In Appeal of M.E.F. (43 Ed Dept Rep 248, Decision No. 14,987), respondent denied petitioner’s request for a medical exemption based only on an oral statement of a DOH employee. Although that appeal was sustained, the Commissioner stated:
[A]n oral statement of a DOH employee, without more, is an insufficient reason to reject petitioner’s request for a medical exemption. There is no evidence in the record regarding the basis for or accuracy of DOH’s assessment. In contrast to the situation in McGann, there is nothing in this record indicating that respondent had a written determination or sought further information in writing from DOH or medical experts (seee.g., Lynch v. Clarkstown CSD, 155 Misc.2d 846).
Under these circumstances, the Commissioner found that the school district “acted arbitrarily in refusing the exemption without further inquiry.”

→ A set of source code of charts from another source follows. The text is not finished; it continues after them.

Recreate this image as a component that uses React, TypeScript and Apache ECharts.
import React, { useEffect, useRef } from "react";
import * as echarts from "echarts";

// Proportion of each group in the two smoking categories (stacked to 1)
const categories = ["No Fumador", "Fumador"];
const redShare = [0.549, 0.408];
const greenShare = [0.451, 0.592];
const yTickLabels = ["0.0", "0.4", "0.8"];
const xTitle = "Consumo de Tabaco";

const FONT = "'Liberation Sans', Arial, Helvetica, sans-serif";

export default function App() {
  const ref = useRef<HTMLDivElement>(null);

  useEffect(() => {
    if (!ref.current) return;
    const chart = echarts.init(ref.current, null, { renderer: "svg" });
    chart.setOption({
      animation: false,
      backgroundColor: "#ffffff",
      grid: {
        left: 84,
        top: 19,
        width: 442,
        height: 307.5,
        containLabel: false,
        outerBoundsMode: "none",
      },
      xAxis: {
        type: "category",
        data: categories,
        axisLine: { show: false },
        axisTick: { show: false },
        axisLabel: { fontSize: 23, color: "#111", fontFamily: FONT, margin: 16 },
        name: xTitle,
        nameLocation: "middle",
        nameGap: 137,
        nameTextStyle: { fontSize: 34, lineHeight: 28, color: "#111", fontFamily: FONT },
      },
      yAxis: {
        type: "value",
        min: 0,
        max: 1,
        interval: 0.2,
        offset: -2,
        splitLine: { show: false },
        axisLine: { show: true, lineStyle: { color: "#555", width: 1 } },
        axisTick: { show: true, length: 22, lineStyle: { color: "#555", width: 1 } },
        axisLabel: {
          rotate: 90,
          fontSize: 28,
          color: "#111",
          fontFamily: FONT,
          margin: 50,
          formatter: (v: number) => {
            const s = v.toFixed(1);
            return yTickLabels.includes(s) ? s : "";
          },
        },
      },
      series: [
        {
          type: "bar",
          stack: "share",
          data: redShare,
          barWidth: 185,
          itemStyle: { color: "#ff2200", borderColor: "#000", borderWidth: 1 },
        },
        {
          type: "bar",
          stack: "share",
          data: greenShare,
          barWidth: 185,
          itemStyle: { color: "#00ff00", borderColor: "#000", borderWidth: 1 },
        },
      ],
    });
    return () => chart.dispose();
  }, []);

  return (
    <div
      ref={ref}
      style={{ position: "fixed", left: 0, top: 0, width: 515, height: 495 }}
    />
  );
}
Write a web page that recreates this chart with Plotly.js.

In the instant appeal, petitioner submitted three letters from R.F.’s pediatrician stating only that R.F. is medically exempt “for the present time” from the mumps and rubella vaccinations “because of concerns that she may have similar severe reactions as her sibling did” and “because it may be detrimental to her health.” In line with DOH regulations and guidance, as well as the precedent described above, respondent engaged in further inquiry to determine whether R.F. was entitled to a medical exemption. Specifically, respondent requested additional information from petitioner and from R.F.’s pediatrician. Moreover, through repeated consultation with DOH and its own school physician, respondent obtained medical opinions and guidance indicating that the MMR vaccine was not contraindicated for R.F. simply because a sibling experienced a negative reaction to the vaccine. Moreover, respondent concluded that petitioner’s documentation failed to identify the time at which vaccination would no longer be detrimental. Accordingly, under the circumstances presented in this case, I cannot conclude that respondent’s denial of petitioner’s request for a medical exemption was arbitrary or capricious.
THE APPEAL IS DISMISSED.
END OF FILE.
 The record contains a March 5, 2010 letter from DOH’s director to the nurse. In addition to reiterating the points made in her January letter (discussed above), the director’s March letter explained that the pediatrician’s October letter was “inadequate because it does not sufficiently specify both the reasons why the immunizations are contraindicated and the time period when they are contraindicated. Such additional information is necessary to determine the legitimacy of a request for medical exemption.” The record also contains a letter dated March 8, 2010 from the school physician to the assistant superintendent stating that “according to the documentation submitted, the reason stated does not meet the criteria for granting a medical exemption.”
 Although respondent does not raise this issue, I note that the record contains no evidence as to whether the board considered and made a final determination regarding petitioner’s appeal, nor does respondent provide any policy, rule or regulation that requires an appeal to the board.
 These documents were also attached as exhibits to petitioner’s reply.
 In the letter, the doctor explains that blood tests conducted on R.F. on March 26, 2010 revealed a “positive immune antibody titre [sic] to measles and mumps, and a negative immune antibody titre [sic] to rubella.”